Ähnlich äußerte sich die stellvertretende Direktorin des Deutschen Polen-Instituts, Agnieszka Łada-Konefał. Sollte die heutige Opposition mit Donald Tusk die künftige Regierung stellen, würden sich sicherlich Rhetorik und Atmosphäre ändern, sagte Łada-Konefał am Montag der Deutschen Presse-Agentur. »Man wird kooperationsbereiter sein – im deutsch-polnischen Verhältnis wie auch in der EU.« Gleichzeitig warnte Łada-Konefal vor der Erwartung, dass sich in der polnischen Politik sofort alles ändere.
Das Verhältnis zwischen Berlin und Warschau hatte einen Tiefpunkt erreicht, nachdem die nationalkonservative bisherige Regierungspartei PiS im vergangenen Oktober von Deutschland mehr als 1,3 Billionen Euro an Weltkriegsreparationen gefordert hatte. Auch im Wahlkampf bemühte die PiS immer wieder antideutsche Rhetorik, um Donald Tusk zu verunglimpfen. So warfen ihm die Populisten vor, nur Befehle aus Berlin und Brüssel auszuführen.
Feindliche Rhetorik gab es im Wahlkampf auch in Richtung der Ukraine. Insbesondere die Rechtsaußenpartei Konfederacja versuchte mit der Streichung der Mittel für ukrainische Geflüchtete im Land zu punkten. Belastet wurde das Verhältnis zwischen Kiew und seinem treuesten Verbündeten in den vergangenen Monaten durch Debatten über ukrainische Undankbarkeit für Polens Unterstützung, den Transit (oder besser gesagt den Nichttransit) ukrainischen Getreides und das Massaker an polnischen Zivilisten durch ukrainische Nazikollaborateure im Zweiten Weltkrieg.
Einen Wahlsieg der PiS dürfte man in Kiew nicht gerne sehen, insbesondere da die Partei für eine Regierung die Konfederacja brauchen würde. Sollte die rechte Koalition doch noch zustande kommen, könnten die Militärhilfen für die Ukraine in Gefahr geraten, erklärt der Politikwissenschaftler Petro Oleschtschuk gegenüber der Nachrichtenseite Focus. Er befürchtet, dass Polens ambitionierte Pläne, eine gigantische Armee aufzubauen, in jedem Fall zu einer Kürzung der Waffenhilfe für Kiew und seinen Kampf gegen Russlands Invasion führen.

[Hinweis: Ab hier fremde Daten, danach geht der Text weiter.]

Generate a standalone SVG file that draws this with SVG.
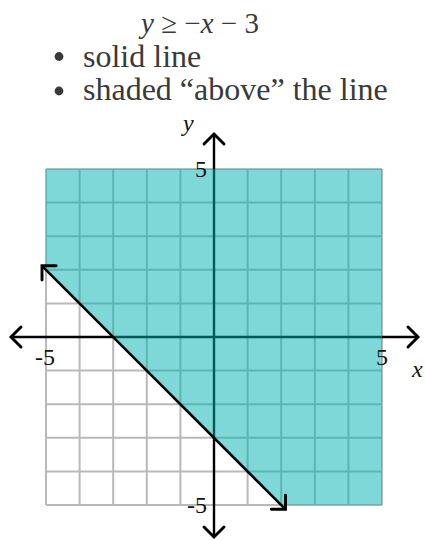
<svg xmlns="http://www.w3.org/2000/svg" width="425" height="540" viewBox="0 0 425 540">
  <style>
    .hdr { font-family: "Liberation Serif", "Times New Roman", serif; fill: #3a3a3a; }
    .lbl { font-family: "Liberation Serif", "Times New Roman", serif; fill: #111; font-size: 24px; }
    .it { font-style: italic; }
    .grid { stroke: #b9b9b9; stroke-width: 2; fill: none; }
    .axis { stroke: #000; stroke-width: 2.4; fill: none; }
    .shade { fill: rgb(0,178,178); fill-opacity: 0.5; stroke: none; }
    .bound { stroke: #000; stroke-width: 2.6; fill: none; }
  </style>
  <defs>
    <marker id="chev" viewBox="-14 -14 28 28" markerWidth="28" markerHeight="28" refX="0" refY="0" orient="auto-start-reverse" markerUnits="userSpaceOnUse">
      <path d="M-10,-10 L0,0 L-10,10" fill="none" stroke="#000" stroke-width="2.9" stroke-linecap="round" stroke-linejoin="miter"/>
    </marker>
  </defs>
  <rect width="425" height="540" fill="#fff"/>

  <g id="header">
    <text class="hdr" x="200" y="33" font-size="29" text-anchor="middle"><tspan class="it">y</tspan> ≥ −<tspan class="it">x</tspan> − 3</text>
    <circle cx="59" cy="56.5" r="4.4" fill="#3a3a3a"/>
    <text class="hdr" x="83" y="67" font-size="32">solid line</text>
    <circle cx="59" cy="91" r="4.4" fill="#3a3a3a"/>
    <text class="hdr" x="83" y="100" font-size="32">shaded “above” the line</text>
  </g>

  <g id="grid" class="grid">
    <path d="M46,169V505M79.6,169V505M113.2,169V505M146.8,169V505M180.4,169V505M214,169V505M247.6,169V505M281.2,169V505M314.8,169V505M348.4,169V505M382,169V505"/>
    <path d="M46,169H382M46,202.6H382M46,236.2H382M46,269.8H382M46,303.4H382M46,337H382M46,370.6H382M46,404.2H382M46,437.8H382M46,471.4H382M46,505H382"/>
  </g>

  <g id="connectors">
    <line id="x-axis" class="axis" x1="11" y1="337" x2="418" y2="337" marker-start="url(#chev)" marker-end="url(#chev)"/>
    <line id="y-axis" class="axis" x1="214" y1="134" x2="214" y2="537" marker-start="url(#chev)" marker-end="url(#chev)"/>
  </g>

  <g id="region">
    <polygon class="shade" points="46,269.8 46,169 382,169 382,505 281.2,505"/>
  </g>

  <g id="boundary">
    <line class="bound" x1="42" y1="265.8" x2="285.5" y2="509.3" marker-start="url(#chev)" marker-end="url(#chev)"/>
  </g>

  <g id="labels">
    <text class="lbl it" x="183" y="131" font-size="26">y</text>
    <text class="lbl it" x="412" y="377" font-size="26">x</text>
    <text class="lbl" x="207" y="177" text-anchor="end">5</text>
    <text class="lbl" x="207" y="513" text-anchor="end">-5</text>
    <text class="lbl" x="45" y="365" text-anchor="middle">-5</text>
    <text class="lbl" x="382" y="365" text-anchor="middle">5</text>
  </g>
</svg>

Eine Regierung unter Donald Tusk sei der wünschenswerteste Ausgang der Wahl für die Ukraine, so Oleschtschuk.
An eine Normalisierung der Beziehungen der beiden Nachbarstaaten glaubt auch der Berater des Nationen Instituts für strategische Forschungen, Iwan Us. Dem Fernsehsender »Kanal 24« erklärte er, dass sich das Verhältnis verbessern werde. Der Streit um die Geschichte und das Getreide waren laut Us lediglich Wahlkampfmanöver. Und schließlich habe man den gemeinsamen Feind Russland. Weniger euphorisch analysiert Daniel Szeligowski, Koordinator für Osteuropa am Polnischen Institut für internationale Angelegenheiten, die Zeit nach der Wahl. So eng wie zu Beginn des russischen Überfalls würden die Beziehungen nicht mehr werden. Polen werde sich eher wie Deutschland verhalten, sagte er dem Portal »Liga«.